In America and Britain, we love food. However, at some point, we felt that just the food itself wasn’t enough; we had to add something to it. We had to get that extra bit of flavor. Thus, man created sauces. Some people put saucers on top, others take their food and dip it in, and still others will use sauce as a marinade to cook the flavor right in. So some American may wonder what unique British condiments are out there and what they should eat them with. Well, your best mate at the Fiver is here to help you.
1. Mint Sauce
Now, admittedly, this is one I balk at initially. To me, mint is something for after-dinner when you need your breath to stop smelling like stew. However, in Britain, mint sauce is readily put on meat, specifically on lamb. The sauce is made from finely chopped spearmint leaves, vinegar, and just a bit of sugar. Aside from lamb, mint sauce is also used with mushy peas in some areas. Mint sauce can also act as a substitute for fresh mint. It is a minty and sweet compliment to your lamb meal.
2. HP Brown Sauce
HP stands for “House of Parliament” and it’s the best brown sauce in Britain. It’s so beloved that it has approximately 73.8% of the market. Brown sauce is traditionally used with meat and has a spiced, tangy flavor to it. The best way I can describe it is that it could be the love child of A1 and Heinz 57. While it is acceptable to use with steak, as an ingredient in stews or soups, and shepherd’s pie, the best use of HP Sauce is with a bacon sandwich, also known as a bacon butty. It’s also one of the easiest British condiments to find in America.

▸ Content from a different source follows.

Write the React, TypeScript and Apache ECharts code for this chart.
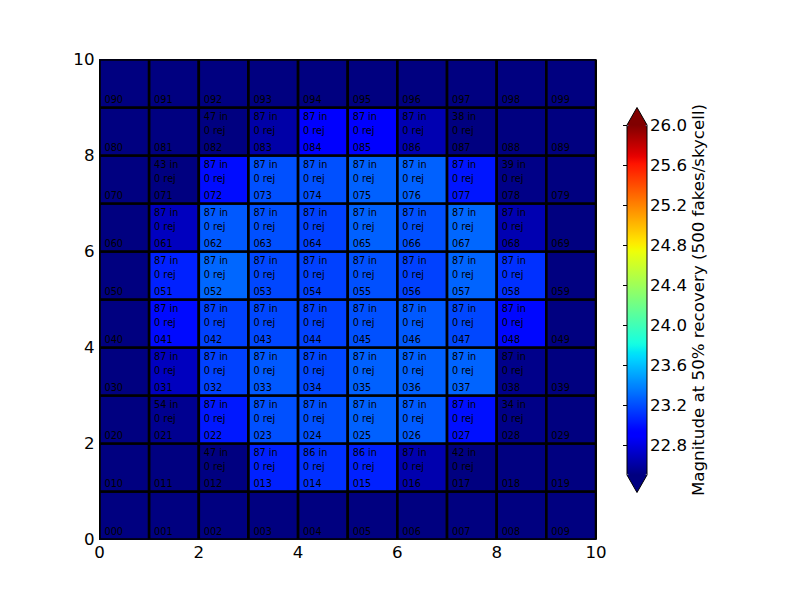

The saying about Marmite is that you either love it or hate it. I’m in the latter camp, but I don’t tend to like most spreadable things that aren’t jellies, jams, or butter. Marmite is essentially beer waste, and represents the yeast leftover from the brewing process. German scientist Justus von Liebig discovered that brewer’s yeast could be concentrated into something edible in the late 19th Century, and in 1902, the Marmite Food Extraction Company was born in Burton upon Trent, England. It tends to pair more with savory foods, such as being spread over toast, dipped in crisps (potato chips), and even as a flavor of Twiglets, a crispy wheat-based snacks.
4. Heinz Salad Cream
As a condiment producer, Heinz is all over the place in the United Kingdom and you can find their products in most restaurants and pubs. Salad cream is a yellowish condiment made with water, egg yolk, and spirit vinegar. As a condiment, it can be used not just as a salad dressing, but also as a sandwich spread. While largely unknown in the States until the 21st Century, many expats have created a demand for Salad Cream and now it’s carried by major grocery stores such as Wegmans, Publix, and Fresh & Easy (owned by British company Tesco).
5. Malt Vinegar
Another staple of British condiments, malt vinegar is created from malting barley, causing the starch in the grain to turn into maltose, or malt sugar. Its condiment use is mostly reserved to a single dish—battered and fried cod, the primary dish in classic fish and chips. Now, I used to date a girl who loved putting the vinegar on her chips as well as her fish, which you’re welcome to do if you want to add a tangy flavor to your chips instead of dipping them in tomato ketchup. I, however, will judge you harshly for this. Malt vinegar is the perfect condiment for fish, and I always put some on before dipping my cod in tartar sauce.
Which one is your favorite? Which British condiments would be in your top 5?